If Andhra can, why can't we, ask excise

Sources reveal state excise department is considering taking over wholesaling of liquor, a la AP, and mulling stricter laws and harsher policies, to rake in the moolah

Looking at the cash-rich reserves of its counterpart in the neighbouring state of Andhra Pradesh, Maharashtra State Excise Department is scouting for ways to boost its proceeds from liquor. This time the excise ministry has sought suggestions from employees in the department itself, and from what sources tell us, the proposed ideas are not going to gel well with the common man's pocket.

On September 20, the ministry has called for a meeting of senior excise officials seeking ideas to generate more revenue.

"Excise Minister Ganesh Naik has called for a meeting on Tuesday to discuss ideas over how the department can earn more revenue from liquor. Already, recent taxes and a three-fold rise in liquor prices have brought down sales by 20 to 25 per cent over the last few months. People who used to drink Indian-made foreign liquor (IMFL) have been forced to shift to country liquor (CL). A further rise in prices or in other areas will put drinking out of the bounds of many," said a senior excise official, requesting anonymity.

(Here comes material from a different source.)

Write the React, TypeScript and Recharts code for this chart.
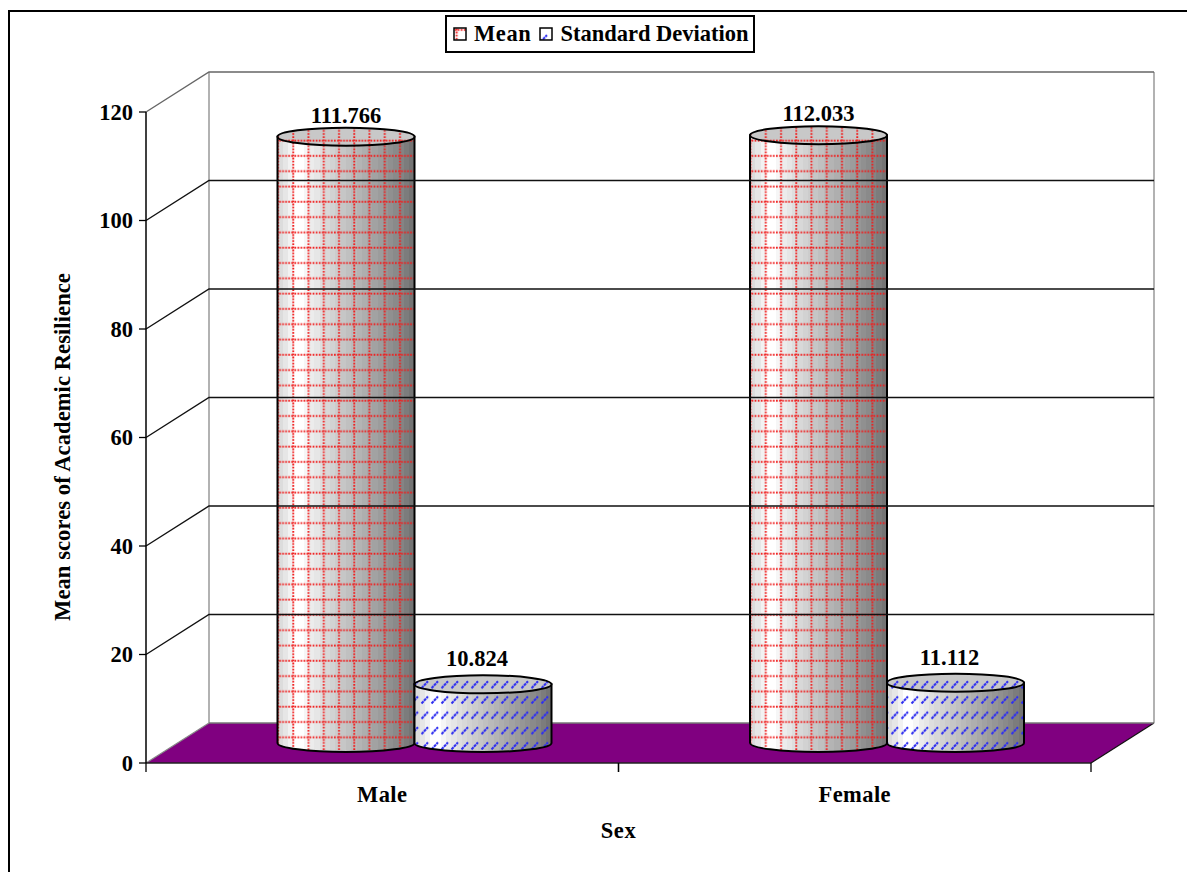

The ministry wants to be at par with Andhra Pradesh government, where the government fully owns the liquor depots through AP Beverages Corporation. "The department is revisiting the idea of taking over the wholesaling of liquor in the state, along the lines of the AP government. As per the practice, the department will hold the sole rights of selling alcohol to retailers, which will haul in more revenue," said a senior excise official.

The idea faced backlash, but reportedly has been re-introduced.  

There are more contentious ideas on the cards (see box)

'We're fading out'
"Hotel industry seems to be now in a fading stage. Service tax in AC restaurants, VAT on liquor, and three-fold rise in its prices has created an alarming situation for the industry. Instead of thinking how the department can generate revenue, it should think of reducing prices to help the common man. We are tired of appealing to the government, deaf to our concerns," said Sudhakar Shetty, president Indian Hotel and Restaurant Association, an umbrella body of around 7,000 restaurants and bars.

A spokesperson from the Maharashtra Wine Merchants Association said, "The state is completely going the
Gujarat way, where drinking is prohibited but huge volumes of liquor enters the state, giving corrupt officials huge money."

Drinking in a bar has become a status symbol, thanks to all the taxes.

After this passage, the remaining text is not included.